**SET TASK:** Retype the lines beneath this one, from the first through the line containing "text=linepink] (y97) at". Pictures are left out.

**MATERIAL:**
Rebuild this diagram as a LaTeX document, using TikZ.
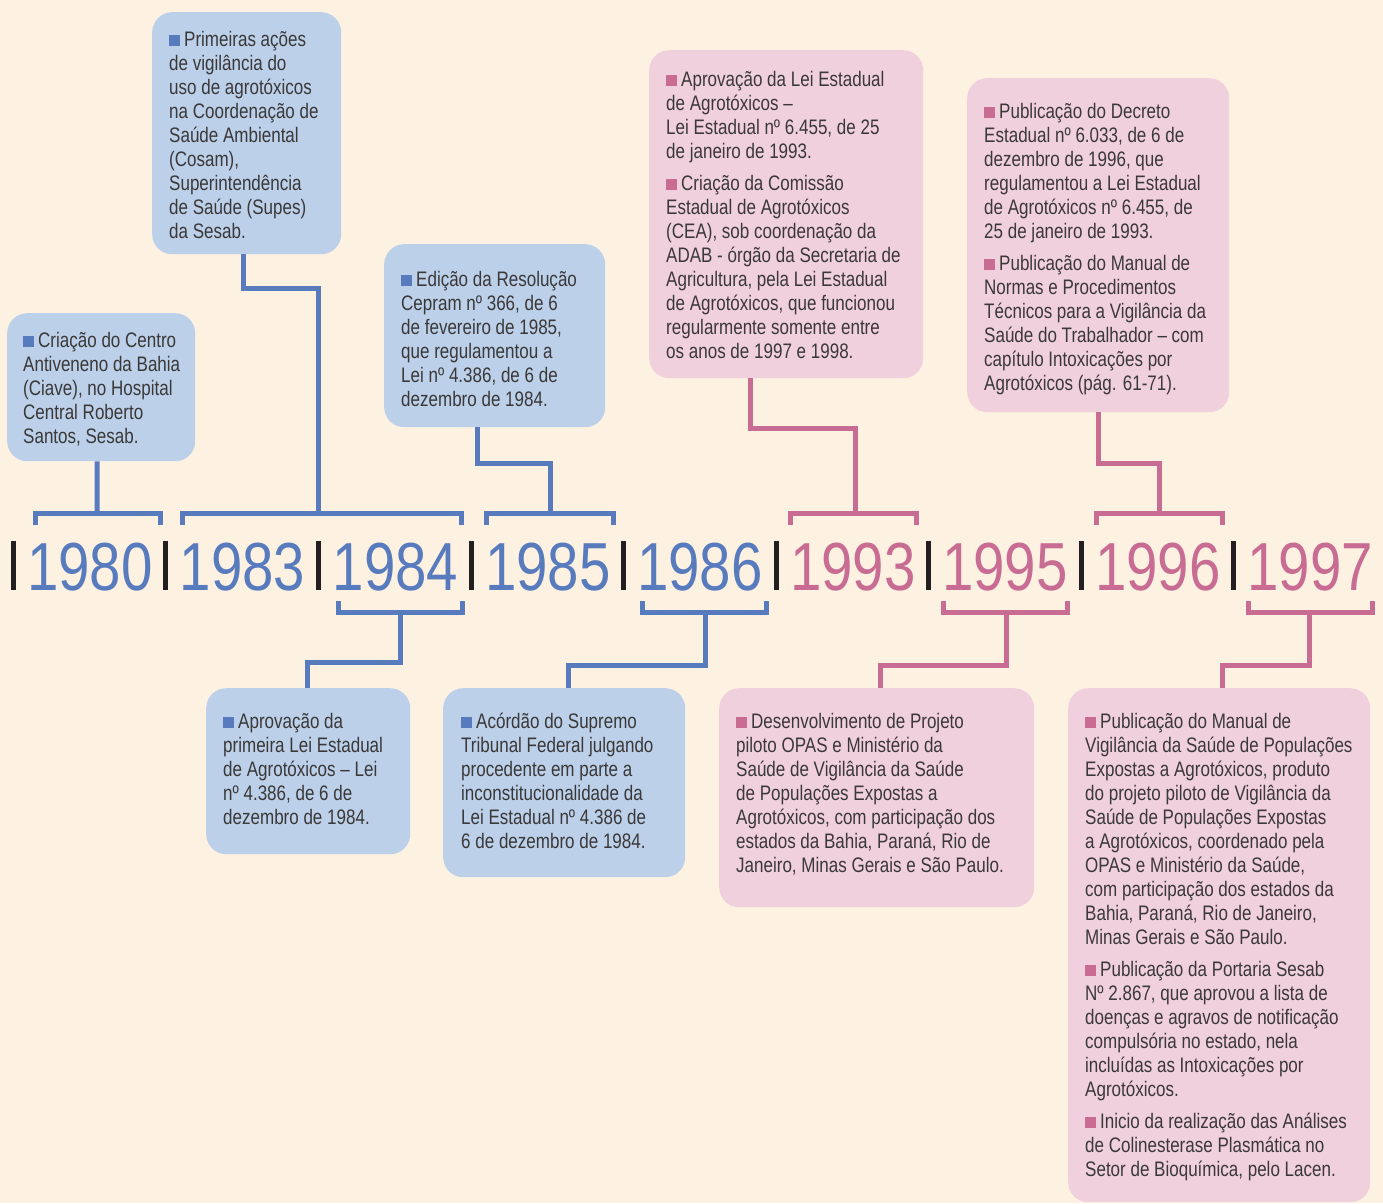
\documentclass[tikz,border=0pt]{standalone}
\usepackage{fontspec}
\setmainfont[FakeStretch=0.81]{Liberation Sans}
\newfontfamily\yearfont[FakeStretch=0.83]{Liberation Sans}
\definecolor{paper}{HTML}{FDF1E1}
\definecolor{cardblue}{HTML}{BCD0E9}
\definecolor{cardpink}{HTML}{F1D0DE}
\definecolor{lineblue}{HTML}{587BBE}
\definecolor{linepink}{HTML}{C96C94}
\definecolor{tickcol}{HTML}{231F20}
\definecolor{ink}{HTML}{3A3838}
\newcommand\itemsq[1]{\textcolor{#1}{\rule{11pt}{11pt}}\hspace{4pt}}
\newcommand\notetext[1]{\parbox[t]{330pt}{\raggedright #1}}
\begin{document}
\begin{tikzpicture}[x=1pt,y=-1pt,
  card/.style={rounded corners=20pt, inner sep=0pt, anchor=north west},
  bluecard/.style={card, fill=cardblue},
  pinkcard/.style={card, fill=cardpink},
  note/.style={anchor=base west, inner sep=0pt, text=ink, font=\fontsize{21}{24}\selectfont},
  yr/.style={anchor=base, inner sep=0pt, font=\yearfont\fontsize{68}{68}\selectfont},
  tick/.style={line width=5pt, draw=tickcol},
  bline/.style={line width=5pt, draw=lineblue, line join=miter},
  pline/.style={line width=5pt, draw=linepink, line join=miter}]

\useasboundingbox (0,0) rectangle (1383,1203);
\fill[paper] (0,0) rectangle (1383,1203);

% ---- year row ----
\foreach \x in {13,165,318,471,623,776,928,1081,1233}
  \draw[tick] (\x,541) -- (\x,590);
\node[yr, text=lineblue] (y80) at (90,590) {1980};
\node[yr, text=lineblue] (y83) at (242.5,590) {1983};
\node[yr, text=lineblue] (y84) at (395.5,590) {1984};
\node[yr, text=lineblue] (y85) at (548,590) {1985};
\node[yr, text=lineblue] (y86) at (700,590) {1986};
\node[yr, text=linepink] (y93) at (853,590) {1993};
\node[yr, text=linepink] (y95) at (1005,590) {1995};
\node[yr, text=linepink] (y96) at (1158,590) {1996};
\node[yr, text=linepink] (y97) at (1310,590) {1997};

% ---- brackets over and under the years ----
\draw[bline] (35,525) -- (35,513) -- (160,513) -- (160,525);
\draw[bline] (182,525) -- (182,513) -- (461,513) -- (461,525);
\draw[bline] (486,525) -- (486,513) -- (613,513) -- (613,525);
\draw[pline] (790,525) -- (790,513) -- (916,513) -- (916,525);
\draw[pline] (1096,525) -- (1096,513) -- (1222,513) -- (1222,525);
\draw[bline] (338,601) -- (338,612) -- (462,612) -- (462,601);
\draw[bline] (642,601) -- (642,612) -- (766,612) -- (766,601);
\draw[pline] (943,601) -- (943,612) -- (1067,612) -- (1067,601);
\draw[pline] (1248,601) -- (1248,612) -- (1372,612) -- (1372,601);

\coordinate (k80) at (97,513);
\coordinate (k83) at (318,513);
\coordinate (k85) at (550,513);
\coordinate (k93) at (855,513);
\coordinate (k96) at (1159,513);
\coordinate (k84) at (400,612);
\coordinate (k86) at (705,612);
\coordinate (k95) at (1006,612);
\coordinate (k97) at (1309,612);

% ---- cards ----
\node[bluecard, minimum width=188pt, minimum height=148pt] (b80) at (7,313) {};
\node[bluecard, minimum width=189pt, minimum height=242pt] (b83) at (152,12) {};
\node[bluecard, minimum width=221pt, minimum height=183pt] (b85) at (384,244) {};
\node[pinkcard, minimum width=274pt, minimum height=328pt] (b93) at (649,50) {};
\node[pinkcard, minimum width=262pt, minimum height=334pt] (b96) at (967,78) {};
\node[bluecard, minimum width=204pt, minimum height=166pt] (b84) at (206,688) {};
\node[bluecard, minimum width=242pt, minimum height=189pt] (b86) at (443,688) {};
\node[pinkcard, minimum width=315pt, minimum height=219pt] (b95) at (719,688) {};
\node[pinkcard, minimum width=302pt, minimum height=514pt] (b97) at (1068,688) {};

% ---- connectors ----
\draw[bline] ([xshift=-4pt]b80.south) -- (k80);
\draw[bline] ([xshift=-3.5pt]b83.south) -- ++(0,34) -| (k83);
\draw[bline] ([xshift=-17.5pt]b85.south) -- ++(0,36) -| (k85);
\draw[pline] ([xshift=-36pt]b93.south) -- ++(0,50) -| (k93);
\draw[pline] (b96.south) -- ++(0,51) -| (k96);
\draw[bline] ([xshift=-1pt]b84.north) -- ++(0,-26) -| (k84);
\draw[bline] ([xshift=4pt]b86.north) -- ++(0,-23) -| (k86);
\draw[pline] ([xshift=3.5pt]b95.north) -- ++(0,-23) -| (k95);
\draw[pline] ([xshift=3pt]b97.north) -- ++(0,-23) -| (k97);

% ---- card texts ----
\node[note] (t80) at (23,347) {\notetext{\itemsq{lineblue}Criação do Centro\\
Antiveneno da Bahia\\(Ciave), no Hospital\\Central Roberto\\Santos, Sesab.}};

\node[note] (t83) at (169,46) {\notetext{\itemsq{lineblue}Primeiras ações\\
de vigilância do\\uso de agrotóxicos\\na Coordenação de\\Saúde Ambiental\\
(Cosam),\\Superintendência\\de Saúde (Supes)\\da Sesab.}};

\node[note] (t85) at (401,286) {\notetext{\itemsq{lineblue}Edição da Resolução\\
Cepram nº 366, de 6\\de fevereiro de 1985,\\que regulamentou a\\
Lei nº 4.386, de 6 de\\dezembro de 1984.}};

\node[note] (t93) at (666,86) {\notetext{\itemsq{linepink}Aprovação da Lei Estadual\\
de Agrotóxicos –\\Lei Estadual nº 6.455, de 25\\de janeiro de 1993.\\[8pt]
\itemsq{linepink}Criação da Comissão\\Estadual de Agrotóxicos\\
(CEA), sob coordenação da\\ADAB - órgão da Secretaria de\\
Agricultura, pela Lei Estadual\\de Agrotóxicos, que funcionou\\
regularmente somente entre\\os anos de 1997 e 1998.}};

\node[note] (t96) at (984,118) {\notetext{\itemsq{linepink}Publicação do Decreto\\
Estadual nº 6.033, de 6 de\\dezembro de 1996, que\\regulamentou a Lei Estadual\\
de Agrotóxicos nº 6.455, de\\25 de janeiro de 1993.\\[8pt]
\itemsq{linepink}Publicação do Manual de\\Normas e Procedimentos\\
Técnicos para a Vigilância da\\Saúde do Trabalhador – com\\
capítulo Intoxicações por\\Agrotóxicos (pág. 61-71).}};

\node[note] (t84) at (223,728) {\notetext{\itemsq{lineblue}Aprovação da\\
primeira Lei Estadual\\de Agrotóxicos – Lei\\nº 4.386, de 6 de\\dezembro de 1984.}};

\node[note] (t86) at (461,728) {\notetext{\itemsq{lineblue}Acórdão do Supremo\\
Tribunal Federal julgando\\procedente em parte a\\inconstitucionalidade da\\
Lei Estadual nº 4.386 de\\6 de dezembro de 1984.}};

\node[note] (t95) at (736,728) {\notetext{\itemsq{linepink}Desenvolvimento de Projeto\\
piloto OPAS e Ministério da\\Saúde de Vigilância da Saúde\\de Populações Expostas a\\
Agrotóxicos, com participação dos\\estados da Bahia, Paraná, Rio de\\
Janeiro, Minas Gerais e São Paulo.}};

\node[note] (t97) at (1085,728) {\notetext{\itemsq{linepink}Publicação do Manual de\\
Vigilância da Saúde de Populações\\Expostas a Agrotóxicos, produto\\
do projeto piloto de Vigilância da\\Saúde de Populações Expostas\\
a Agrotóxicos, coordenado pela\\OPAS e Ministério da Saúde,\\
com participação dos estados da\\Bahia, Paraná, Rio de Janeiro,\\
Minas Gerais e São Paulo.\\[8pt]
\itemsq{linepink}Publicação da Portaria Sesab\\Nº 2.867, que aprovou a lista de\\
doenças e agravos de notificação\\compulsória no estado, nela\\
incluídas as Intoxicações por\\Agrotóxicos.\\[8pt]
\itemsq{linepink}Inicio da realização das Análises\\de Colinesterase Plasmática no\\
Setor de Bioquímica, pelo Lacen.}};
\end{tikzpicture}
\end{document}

**THE RESPONSE:**
Rebuild this diagram as a LaTeX document, using TikZ.
\documentclass[tikz,border=0pt]{standalone}
\usepackage{fontspec}
\setmainfont[FakeStretch=0.81]{Liberation Sans}
\newfontfamily\yearfont[FakeStretch=0.83]{Liberation Sans}
\definecolor{paper}{HTML}{FDF1E1}
\definecolor{cardblue}{HTML}{BCD0E9}
\definecolor{cardpink}{HTML}{F1D0DE}
\definecolor{lineblue}{HTML}{587BBE}
\definecolor{linepink}{HTML}{C96C94}
\definecolor{tickcol}{HTML}{231F20}
\definecolor{ink}{HTML}{3A3838}
\newcommand\itemsq[1]{\textcolor{#1}{\rule{11pt}{11pt}}\hspace{4pt}}
\newcommand\notetext[1]{\parbox[t]{330pt}{\raggedright #1}}
\begin{document}
\begin{tikzpicture}[x=1pt,y=-1pt,
  card/.style={rounded corners=20pt, inner sep=0pt, anchor=north west},
  bluecard/.style={card, fill=cardblue},
  pinkcard/.style={card, fill=cardpink},
  note/.style={anchor=base west, inner sep=0pt, text=ink, font=\fontsize{21}{24}\selectfont},
  yr/.style={anchor=base, inner sep=0pt, font=\yearfont\fontsize{68}{68}\selectfont},
  tick/.style={line width=5pt, draw=tickcol},
  bline/.style={line width=5pt, draw=lineblue, line join=miter},
  pline/.style={line width=5pt, draw=linepink, line join=miter}]

\useasboundingbox (0,0) rectangle (1383,1203);
\fill[paper] (0,0) rectangle (1383,1203);

% ---- year row ----
\foreach \x in {13,165,318,471,623,776,928,1081,1233}
  \draw[tick] (\x,541) -- (\x,590);
\node[yr, text=lineblue] (y80) at (90,590) {1980};
\node[yr, text=lineblue] (y83) at (242.5,590) {1983};
\node[yr, text=lineblue] (y84) at (395.5,590) {1984};
\node[yr, text=lineblue] (y85) at (548,590) {1985};
\node[yr, text=lineblue] (y86) at (700,590) {1986};
\node[yr, text=linepink] (y93) at (853,590) {1993};
\node[yr, text=linepink] (y95) at (1005,590) {1995};
\node[yr, text=linepink] (y96) at (1158,590) {1996};
\node[yr, text=linepink] (y97) at (1310,590) {1997};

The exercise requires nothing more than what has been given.